■ Exercise materials
-- -- --

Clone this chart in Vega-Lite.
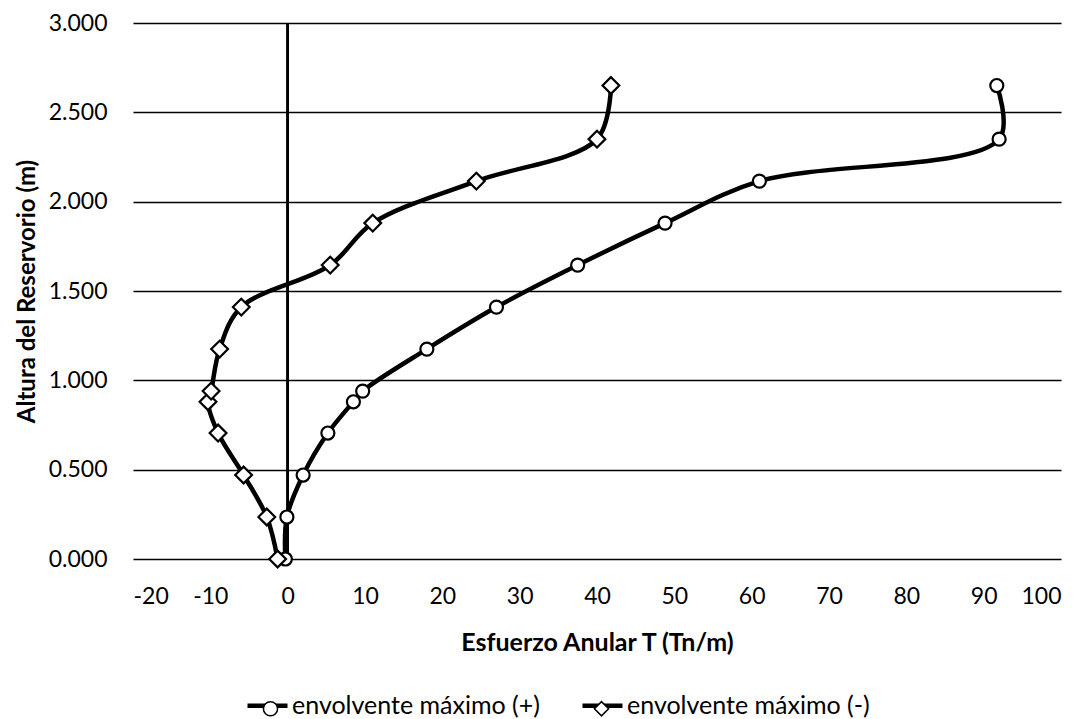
{
  "$schema": "https://vega.github.io/schema/vega-lite/v6.json",
  "width": 928,
  "height": 536,
  "autosize": {"type": "none"},
  "padding": {"left": 133, "top": 23, "right": 30, "bottom": 160},
  "background": "white",
  "config": {"view": {"stroke": null}, "font": "Lato"},
  "data": {"values": [
    {"series": "envolvente máximo (+)", "t": -0.3, "h": 0.0},
    {"series": "envolvente máximo (+)", "t": -0.1, "h": 0.235},
    {"series": "envolvente máximo (+)", "t": 2.0, "h": 0.47},
    {"series": "envolvente máximo (+)", "t": 5.2, "h": 0.705},
    {"series": "envolvente máximo (+)", "t": 8.5, "h": 0.88},
    {"series": "envolvente máximo (+)", "t": 9.7, "h": 0.94},
    {"series": "envolvente máximo (+)", "t": 18.0, "h": 1.175},
    {"series": "envolvente máximo (+)", "t": 27.0, "h": 1.41},
    {"series": "envolvente máximo (+)", "t": 37.5, "h": 1.645},
    {"series": "envolvente máximo (+)", "t": 48.8, "h": 1.88},
    {"series": "envolvente máximo (+)", "t": 61.0, "h": 2.115},
    {"series": "envolvente máximo (+)", "t": 92.0, "h": 2.35},
    {"series": "envolvente máximo (+)", "t": 91.7, "h": 2.65},
    {"series": "envolvente máximo (-)", "t": -1.3, "h": 0.0},
    {"series": "envolvente máximo (-)", "t": -2.7, "h": 0.235},
    {"series": "envolvente máximo (-)", "t": -5.7, "h": 0.47},
    {"series": "envolvente máximo (-)", "t": -9.0, "h": 0.705},
    {"series": "envolvente máximo (-)", "t": -10.3, "h": 0.88},
    {"series": "envolvente máximo (-)", "t": -9.9, "h": 0.94},
    {"series": "envolvente máximo (-)", "t": -8.8, "h": 1.175},
    {"series": "envolvente máximo (-)", "t": -6.0, "h": 1.41},
    {"series": "envolvente máximo (-)", "t": 5.5, "h": 1.645},
    {"series": "envolvente máximo (-)", "t": 11.0, "h": 1.88},
    {"series": "envolvente máximo (-)", "t": 24.4, "h": 2.115},
    {"series": "envolvente máximo (-)", "t": 40.0, "h": 2.35},
    {"series": "envolvente máximo (-)", "t": 41.8, "h": 2.65}
  ]},
  "layer": [
    {
      "mark": {"type": "line", "interpolate": "catmull-rom", "strokeWidth": 4.5},
      "encoding": {
        "x": {
          "field": "t", "type": "quantitative",
          "scale": {"domain": [-20, 100], "nice": false, "zero": false},
          "axis": {
            "title": "Esfuerzo Anular T (Tn/m)",
            "values": [-20, -10, 0, 10, 20, 30, 40, 50, 60, 70, 80, 90, 100],
            "labelExpr": "replace(datum.label, '−', '-')",
            "grid": false, "domain": false, "ticks": false,
            "labelFontSize": 23, "labelPadding": 26, "labelColor": "black",
            "titleFontSize": 25, "titleFontWeight": "bold", "titleColor": "black", "titlePadding": 22
          }
        },
        "y": {
          "field": "h", "type": "quantitative",
          "scale": {"domain": [0, 3], "nice": false},
          "axis": {
            "title": "Altura del Reservorio (m)",
            "values": [0, 0.5, 1, 1.5, 2, 2.5, 3],
            "format": ".3f",
            "grid": true, "gridColor": "black", "gridWidth": 1.3, "gridOpacity": 1,
            "domain": false, "ticks": false,
            "labelFontSize": 23, "labelPadding": 26, "labelColor": "black",
            "titleFontSize": 24, "titleFontWeight": "bold", "titleColor": "black", "titlePadding": 9
          }
        },
        "order": {"field": "h", "type": "quantitative"},
        "stroke": {
          "field": "series", "type": "nominal",
          "scale": {"range": ["black", "black"]},
          "legend": {
            "title": null,
            "orient": "none",
            "direction": "horizontal",
            "legendX": 112,
            "legendY": 660,
            "columnPadding": 33,
            "symbolType": "stroke",
            "symbolSize": 1600,
            "symbolStrokeWidth": 4.5,
            "symbolStrokeColor": "black",
            "symbolOffset": 0,
            "labelOffset": 2,
            "labelFontSize": 25,
            "labelColor": "black",
            "labelLimit": 400
          }
        }
      }
    },
    {
      "mark": {"type": "rule", "color": "black", "strokeWidth": 1.5},
      "encoding": {"x": {"datum": 0, "type": "quantitative"}}
    },
    {
      "transform": [{"filter": "datum.series === 'envolvente máximo (+)'"}],
      "mark": {"type": "point", "filled": true, "fill": "white", "stroke": "black", "strokeWidth": 2.2, "opacity": 1, "size": 170},
      "encoding": {
        "x": {"field": "t", "type": "quantitative"},
        "y": {"field": "h", "type": "quantitative"},
        "shape": {
          "field": "series", "type": "nominal",
          "scale": {"domain": ["envolvente máximo (+)", "envolvente máximo (-)"], "range": ["circle", "diamond"]},
          "legend": {
            "title": null,
            "orient": "none",
            "direction": "horizontal",
            "legendX": 112,
            "legendY": 673,
            "columnPadding": 17,
            "symbolSize": 200,
            "symbolOffset": 13,
            "labelOffset": 28,
            "labelFontSize": 25,
            "labelOpacity": 0,
            "labelLimit": 400,
            "encode": {
              "symbols": {
                "update": {
                  "size": {"value": 200},
                  "fill": {"value": "white"},
                  "stroke": {"value": "black"},
                  "strokeWidth": {"value": 2.5},
                  "opacity": {"value": 1}
                }
              }
            }
          }
        }
      }
    },
    {
      "transform": [{"filter": "datum.series === 'envolvente máximo (-)'"}],
      "mark": {"type": "point", "filled": true, "fill": "white", "stroke": "black", "strokeWidth": 2.2, "opacity": 1, "size": 280},
      "encoding": {
        "x": {"field": "t", "type": "quantitative"},
        "y": {"field": "h", "type": "quantitative"},
        "shape": {"field": "series", "type": "nominal"}
      }
    }
  ]
}
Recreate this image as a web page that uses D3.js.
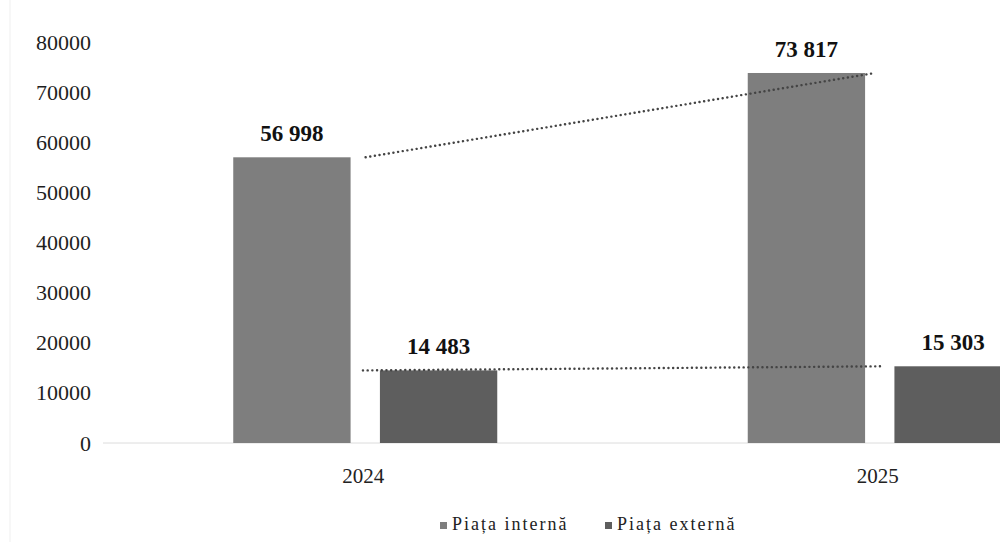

-- -- --

■ Required task
Single out each line of the records above with the string "this" in it, and copy it.

■ Written solution
Clone this chart in Vega-Lite.
Recreate this image as a web page that uses D3.js.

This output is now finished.